- CD cover
- Directed by: V. Umakant
- Written by: Sri Krishna (dialogues)
- Screenplay by: V. Umakant
- Based on: Habba (1999) by J. K. Bharavi
- Produced by: J. K. Bharavi
- Starring: Krishna Suman Naresh Sivaji Rohit Jayaprada Radhika Varma Rupa Sridevi Eepshitha Saipriya
- Cinematography: Adusumalli Vijay Kumar
- Edited by: K. Ramesh
- Music by: J. K. Bharavi
- Production company: Raghuramayya Creations
- Release date: 15 February 2002;
- Country: India
- Language: Telugu

= Chandravamsam =

2002 Indian film

Chandravamsam is a 2002 Indian Telugu-language family drama film directed by V. Umakant. The film features an ensemble cast starring Krishna, Suman, Naresh, Sivaji, Rohit, Jayaprada, Radhika Varma, Rupa, Sridevi, Eepshitha and Saipriya.
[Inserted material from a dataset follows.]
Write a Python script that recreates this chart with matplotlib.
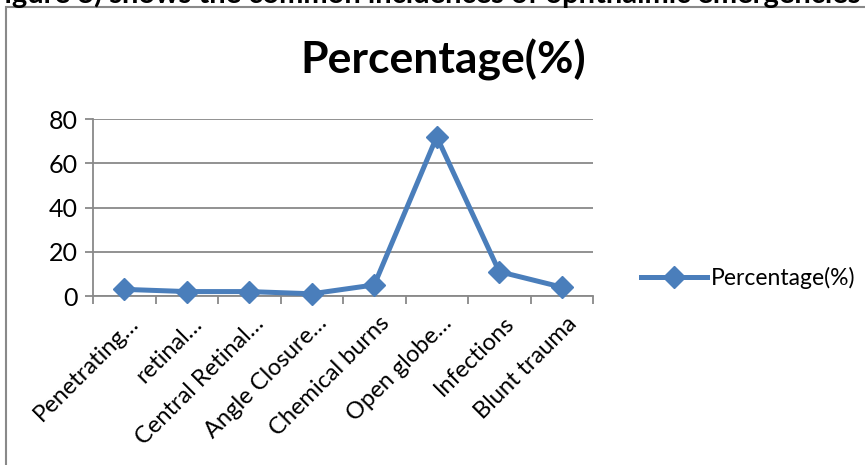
import matplotlib.pyplot as plt
import matplotlib.transforms as mtransforms
from matplotlib.patches import Rectangle
from matplotlib.lines import Line2D

# data
categories = ['Penetrating…', 'retinal…', 'Central Retinal…', 'Angle Closure…',
              'Chemical burns', 'Open globe…', 'Infections', 'Blunt trauma']
percentage = [3, 2, 2, 1, 5, 72, 11, 4]
y_ticks = [0, 20, 40, 60, 80]

plt.rcParams['font.family'] = ['Lato', 'DejaVu Sans']

W, H = 865, 465
fig = plt.figure(figsize=(W / 100, H / 100), dpi=100)

# caption of the page, cut off at the top
fig.text(-0.014, 1.0 + 6 / H, 'Figure 3) shows the common incidences of ophthalmic emergencies',
         fontsize=21, fontweight='bold', ha='left', va='center', color='black')

# chart area border
fig.patches.append(Rectangle((6 / W, -0.1), 1.2, 1.1 - 7 / H, transform=fig.transFigure,
                             fill=False, edgecolor='#898989', linewidth=1.5))

ax = fig.add_axes([93 / W, 1 - 296 / H, 500 / W, 177 / H])
x = list(range(len(categories)))
line_color = '#4A7EBB'
ax.plot(x, percentage, color=line_color, linewidth=3.6, marker='D', markersize=11,
        label='Percentage(%)', clip_on=False, zorder=3)

ax.set_xlim(-0.5, len(categories) - 0.5)
ax.set_ylim(0, 80)
ax.set_yticks(y_ticks)
ax.tick_params(axis='y', labelsize=18, length=6, width=1.3, color='#898989', pad=5)
ax.yaxis.grid(True, color='#898989', linewidth=1.3)
ax.set_axisbelow(True)

ax.set_xticks([i - 0.5 for i in range(len(categories) + 1)], minor=False)
ax.set_xticklabels([''] * (len(categories) + 1))
ax.set_xticks(x, minor=True)
ax.set_xticklabels(categories, minor=True, rotation=45, ha='right', rotation_mode='anchor',
                   fontsize=17)
ax.tick_params(axis='x', which='major', length=6, width=1.3, color='#898989')
ax.tick_params(axis='x', which='minor', length=0, pad=12)
shift = mtransforms.ScaledTranslation(4 / 100, 0, fig.dpi_scale_trans)
for lbl in ax.get_xticklabels(minor=True):
    lbl.set_transform(lbl.get_transform() + shift)

for side in ['top', 'right']:
    ax.spines[side].set_visible(False)
for side in ['left', 'bottom']:
    ax.spines[side].set_color('#898989')
    ax.spines[side].set_linewidth(1.3)

fig.text(443 / W, 1 - 60 / H, 'Percentage(%)', fontsize=32, fontweight='bold',
         ha='center', va='center')

handle = Line2D([], [], color=line_color, linewidth=3.6, marker='D', markersize=11)
fig.legend([handle], ['Percentage(%)'], loc='center left',
           bbox_to_anchor=(620 / W, 1 - 278 / H), frameon=False, fontsize=16.5,
           handlelength=2.9, handletextpad=0.15)

fig.savefig('out.png', dpi=100)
Chandravamsam is a remake of the Kannada film Habba (1999), which itself is based on the Pandavas and the Virata Parvam from the Mahabharata. The film was released to negative reviews with Krishna's performance considered as the film's saving grace. The film was a box office failure.

== Plot ==
Four of the five brothers are married. When the youngest, Krishna, falls in love with Priya, the others ensure she does not marry him because she is their sister and their late father intended to leave his estate to her children.

== Production ==
Kannada director V. Umakant made his Telugu debut with this film. The five brother characters are a modern take on the Pandavas with Krishna, Suman and Rohit's characters based on Dharma Raju, Bhima and Arjuna, respectively. The film was titled Chandravamsam due to the relation between the lunar dynasty and the Pandavas. Rohit accepted the film to learn from senior actors like Krishna. Jayaprada reprised her role from Kannada original. This was her 44th film with Krishna.

== Soundtrack ==
The soundtrack was composed by J. K. Bharavi. The tune of songs "Dhim Thakita" and "Mama Masti" from Kannada film Habba were retained here.

Track listing
| No. | Title | Lyrics | Singer(s) | Length |
|---|---|---|---|---|
| 1. | "Poillo Pinnisula" | J. K. Bharavi | Gangadhara Sastry, Chalapathi Raju | 5:21 |
| 2. | "Entha Mudhu Gunnade" | J. K. Bharavi | Gangadhara Sastry, Mani Nagaraj | 4:07 |
| 3. | "Dhim Thakita" | Guru Charan | Gangadhara Sastry, Mani Nagaraj | 5:00 |
| 4. | "Masth Masth Pelli" | S. D. Balu | Gangadhara Sastry, Srikanth, Chalapathi Raju | 5:07 |
| 5. | "Sensational Family" | Sri Vedavyas | Gangadhara Sastry, Srikanth, Mani Nagaraj | 4:10 |
| 6. | "Mama Mama Masti" | Kaluva Krishna Sai | Gangadhara Sastry, Mani Nagaraj | 4:56 |
| Total length: |  |  |  | 28:41 |

== Reception ==
Jeevi of Idlebrain.com rated the film three out of five and wrote that "It's an average film and Krishna is the strength". On the contrary, a critic from Sify wrote that the film "is very slow moving. The only silver lining in this otherwise boring movie is Krishna, who has put in good performance. He is the one-man entertainment troupe in the film. The rest of the cast can be forgotten". Smriti Kashyap of Full Hyderabad wrote that "Anyway, if you can actually survive the feeling of suspended animation with a bunch of friendly autowallahs and Ambassador car drivers, then go ahead 'jawly jawly' all the way!" Telugu Cinema wrote "This dramatized version of Virataparva with modern setting is pretty predictable. However despite having a lot of villains and villainy in the film it goes more on comical notes. For all those who acted in the film including Krishna and Jayaprada the roles are a cake walk. Music and other technical departments are average".